On Friday, March 11, 2011, the great Eastern Japan Earthquake hit Japan. A tsunami that followed caused untold destruction and misery leaving homes and families torn apart. Even now the recovery effort is still in its infancy.
Along with the American Red Cross, charities and celebrities are raising money for the relief effort. On a much smaller scale, Newton South High School alum Taichi Fukumura (Class of 2010) has organized seven benefit concerts, the proceeds of which will go solely to helping the Japanese people.
An undergrad at Boston University studying violin, and a conductor of the Boston Accompanietta Orchestra, Taichi Fukumura saw no better way to help ease the suffering than to use his gift of music.
“When I was watching the videos on the news I decided that we, that everyone, need to do something to help,” Fukumura said. “Fortunately all my family was ok, but I do know some people whose relatives didn’t make it.”
Taichi, along with several other musicians and orchestra groups, used their collective background in classical music to help the people of Japan. He also enlisted the help of his younger sister and junior at South, Yoko Fukumura, and his friend and senior at South, Daniel Zhang.
Yoko Fukumura, a pianist since a young age, did a benefit concert a few years ago for an earthquake in China. “I am Japanese myself, so I feel more connected. And since my brother is organizing it, [that] further deepens my connection with this cause. I am not directly affected, but I hear stories from other people about their families and the conditions and I get scared,” Yoko said.
Zhang, a senior at South is the conductor of an orchestra group called the Boston Acompanietta and plays the violin “masterfully”.
Taichi and Zhang created the orchestra in 2008 after the former head of the Music Department, Dr. Rossini, retired. Zhang is also in South’s official student orchestra called the Newton South Sinfonietta (NSS).
The Acompanietta is completely student run and directed, and does not play at the official school orchestra’s programs. Usually, the NSS plays a few times a day, despite having to perform in contests and shows. On the week of April 25, it will perform Saint-Saens’ Carnival of the Animals as well as the three concerto competition winners’ pieces.
Zhang has realized the difficulties of maintaining the NSS and conducting for the Acompanietta, but during the benefit concerts he will not be conducting, but rather performing while Taichi conducts.
“[The concerts] are a wonderful cause,” Zhang said. “I think it’s really brave that a lot of different groups are willing to perform for this cause.
Six days after the earthquake struck, Taichi began planning the concerts. Originally planning to have only a couple concerts with some solo performance, Taichi’s plans reached newer heights when he got in touch with other musicians.
“The organization was mostly my own. I got into contact with many administrative people in BU for help. Most of the people that I found were music major students studying to become professional performers,” Taichi said.
From then on his passion project picked up speed as he began turning his small time charity event into seven full-fledged benefit concerts. Out of the seven concerts, three are held in BU, three in the Eliot Church in Newton, and one at the New England Conservatory (NEC), a concert hall in Boston.

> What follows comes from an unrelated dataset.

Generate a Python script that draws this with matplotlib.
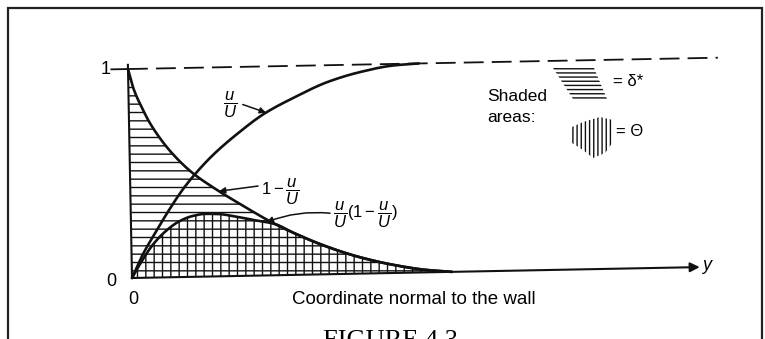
import numpy as np
import matplotlib.pyplot as plt
from matplotlib.patches import Polygon, Rectangle
from matplotlib.transforms import Affine2D

plt.rcParams["font.family"] = ["Liberation Sans", "DejaVu Sans"]
plt.rcParams["mathtext.fontset"] = "custom"
plt.rcParams["mathtext.rm"] = "Liberation Sans"
plt.rcParams["mathtext.it"] = "Liberation Sans:italic"
plt.rcParams["hatch.linewidth"] = 1.0

# values; x is in units of the distance where u/U reaches 1
x_u = [0, 0.04, 0.09, 0.14, 0.19, 0.234, 0.30, 0.39, 0.49, 0.60, 0.72, 0.84, 0.96, 1.05]
u_U = [0, 0.11, 0.22, 0.325, 0.42, 0.49, 0.58, 0.68, 0.775, 0.85, 0.92, 0.965, 0.993, 1.0]

x_def = [0, 0.02, 0.049, 0.071, 0.106, 0.152, 0.223, 0.30, 0.40, 0.52, 0.58, 0.70, 0.82,
         0.94, 1.06, 1.155]
one_minus = [1.0, 0.90, 0.81, 0.75, 0.675, 0.595, 0.50, 0.425, 0.34, 0.245, 0.205, 0.135,
             0.08, 0.04, 0.012, 0.0]

x_th = [0, 0.02, 0.039, 0.076, 0.124, 0.172, 0.22, 0.268, 0.316, 0.376, 0.436, 0.52,
        0.58, 0.70, 0.82, 0.94, 1.06, 1.155]
prod = [0, 0.045, 0.085, 0.155, 0.22, 0.265, 0.29, 0.30, 0.298, 0.285, 0.268, 0.245,
        0.205, 0.135, 0.08, 0.04, 0.012, 0.0]

x_end = 2.05      # end of the y-coordinate axis arrow
dash_end = 2.13   # end of the U line

W, H = 765, 339
X0, Y0, SX, SY = 132, 278, 277, 209   # pixel position of origin and unit lengths
SKEW = 1.1                            # the scanned sketch sits slightly rotated


def fpx(xp, yp):
    """reference pixel -> figure fraction"""
    return xp / W, 1 - yp / H


def smooth(x, y, n=300):
    """monotone cubic through the read points, only for drawing a smooth pen line"""
    x = np.asarray(x, float)
    y = np.asarray(y, float)
    h = np.diff(x)
    d = np.diff(y) / h
    m = np.zeros_like(y)
    m[0], m[-1] = d[0], d[-1]
    for i in range(1, len(x) - 1):
        if d[i - 1] * d[i] > 0:
            w1, w2 = 2 * h[i] + h[i - 1], h[i] + 2 * h[i - 1]
            m[i] = (w1 + w2) / (w1 / d[i - 1] + w2 / d[i])
    xs = np.linspace(x[0], x[-1], n)
    k = np.clip(np.searchsorted(x, xs) - 1, 0, len(h) - 1)
    t = (xs - x[k]) / h[k]
    ys = ((2 * t**3 - 3 * t**2 + 1) * y[k] + (t**3 - 2 * t**2 + t) * h[k] * m[k]
          + (-2 * t**3 + 3 * t**2) * y[k + 1] + (t**3 - t**2) * h[k] * m[k + 1])
    return xs, ys


fig = plt.figure(figsize=(W / 100, H / 100), dpi=100)
ax = fig.add_axes([0, 0, 1, 1])
ax.set_xlim(-X0 / SX, (W - X0) / SX)
ax.set_ylim(-(H - Y0) / SY, Y0 / SY)
ax.axis("off")
ink = "#111111"
tr = ax.transData + Affine2D().rotate_deg_around(X0, H - Y0, SKEW)

xs_u, ys_u = smooth(x_u, u_U)
xs_d, ys_d = smooth(x_def, one_minus)
xs_t, ys_t = smooth(x_th, prod)

# shaded areas
ax.fill_between(xs_d, 0, ys_d, facecolor="none", edgecolor=ink, hatch="--", lw=0, transform=tr)
ax.fill_between(xs_t, 0, ys_t, facecolor="none", edgecolor=ink, hatch="||", lw=0, transform=tr)

# curves
for xs, ys in [(xs_u, ys_u), (xs_d, ys_d), (xs_t, ys_t)]:
    ax.plot(xs, ys, color=ink, lw=1.9, solid_capstyle="round", transform=tr)

# axes and the free-stream line
ax.plot([0, 0], [0, 1.02], color=ink, lw=1.5, transform=tr)
ax.plot([-0.06, 0], [1, 1], color=ink, lw=1.3, transform=tr)
ax.plot([0, dash_end], [1, 1], color=ink, lw=1.3, linestyle=(0, (11, 4.5)), transform=tr)
ax.annotate("", xy=(x_end, 0), xytext=(0, 0), xycoords=tr, textcoords=tr,
            arrowprops=dict(arrowstyle="-|>", color=ink, lw=1.5, mutation_scale=14,
                            shrinkA=0, shrinkB=0))

ax.text(*fpx(111, 70), "1", transform=fig.transFigure, fontsize=13, ha="right", va="center")
ax.text(*fpx(116, 281), "0", transform=fig.transFigure, fontsize=13, ha="right", va="center")
ax.text(*fpx(133, 299), "0", transform=fig.transFigure, fontsize=13, ha="center", va="center")
ax.text(*fpx(702, 265), "y", transform=fig.transFigure, fontsize=13, style="italic",
        ha="left", va="center")
ax.text(*fpx(414, 299), "Coordinate normal to the wall", transform=fig.transFigure,
        fontsize=13.5, ha="center", va="center")

# curve labels with arrows pointing onto the curves
arrow = dict(arrowstyle="-|>", color=ink, lw=1.1, mutation_scale=9, shrinkA=0, shrinkB=0)

tip = 0.495
ax.text(0.354, 0.83, r"$\dfrac{u}{U}$", fontsize=12, ha="center", va="center")
ax.annotate("", xy=(tip, np.interp(tip, xs_u, ys_u)), xycoords=tr, xytext=(0.40, 0.83),
            textcoords="data", arrowprops=arrow)

tip = 0.32
ax.text(0.465, 0.41, r"$1-\dfrac{u}{U}$", fontsize=12, ha="left", va="center")
ax.annotate("", xy=(tip, np.interp(tip, xs_d, ys_d)), xycoords=tr, xytext=(0.455, 0.44),
            textcoords="data", arrowprops=arrow)

tip = 0.49
ax.text(0.725, 0.30, r"$\dfrac{u}{U}(1-\dfrac{u}{U})$", fontsize=12, ha="left", va="center")
ax.annotate("", xy=(tip, np.interp(tip, xs_t, ys_t)), xycoords=tr, xytext=(0.715, 0.31),
            textcoords="data", arrowprops=dict(arrow, connectionstyle="arc3,rad=0.12"))

# key for the shaded areas
ax.text(*fpx(487, 97), "Shaded", transform=fig.transFigure, fontsize=12.5, ha="left", va="center")
ax.text(*fpx(487, 117), "areas:", transform=fig.transFigure, fontsize=12.5, ha="left", va="center")

key_d = [fpx(553, 68), fpx(594, 68), fpx(607, 99), fpx(573, 99)]
fig.patches.append(Polygon(key_d, closed=True, transform=fig.transFigure, facecolor="none",
                           edgecolor=ink, hatch="----", lw=0))
ax.text(*fpx(613, 82), "= δ*", transform=fig.transFigure, fontsize=12, ha="left", va="center")

key_t = [fpx(572, 127), fpx(583, 122), fpx(600, 117), fpx(613, 120), fpx(613, 142),
         fpx(605, 153), fpx(593, 158), fpx(583, 150), fpx(572, 143)]
fig.patches.append(Polygon(key_t, closed=True, transform=fig.transFigure, facecolor="none",
                           edgecolor=ink, hatch="||||", lw=0))
ax.text(*fpx(616, 132), "= Θ", transform=fig.transFigure, fontsize=12, ha="left", va="center")

# page frame and the caption cut off by the crop, as on the scanned page
x_l, y_t = fpx(8, 8)
x_r, _ = fpx(762, 8)
fig.patches.append(Rectangle((x_l, -0.1), x_r - x_l, y_t + 0.1, transform=fig.transFigure,
                             facecolor="none", edgecolor="#222222", lw=1.6))
fig.text(*fpx(390, 330), "FIGURE 4.3", family="Liberation Serif", fontsize=19,
         ha="center", va="top")

fig.savefig("out.png", dpi=100)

The concerts in Newton are on Saturday, April 16 at 8 PM. and Saturday, April 30 at 5 PM. and 8 PM.
Taichi has a policy of not performing in concerts that he organizes.
“[I usually don’t like to play] when I run the concerts. There is too much managing to do and performing would take a toll on me, both physically and in terms of the quality of performance. It wouldn’t keep me in the right mindset,” Taichi said.
He, however, chose to go against his principle of not performing and managing because this charity is close to his heart and will be conducting the last concert in Newton.
All three concerts are free of charge and funding for this charity is strictly on a donations basis.
“Any donations for Japan at the events will be greatly appreciated,” Taichi said.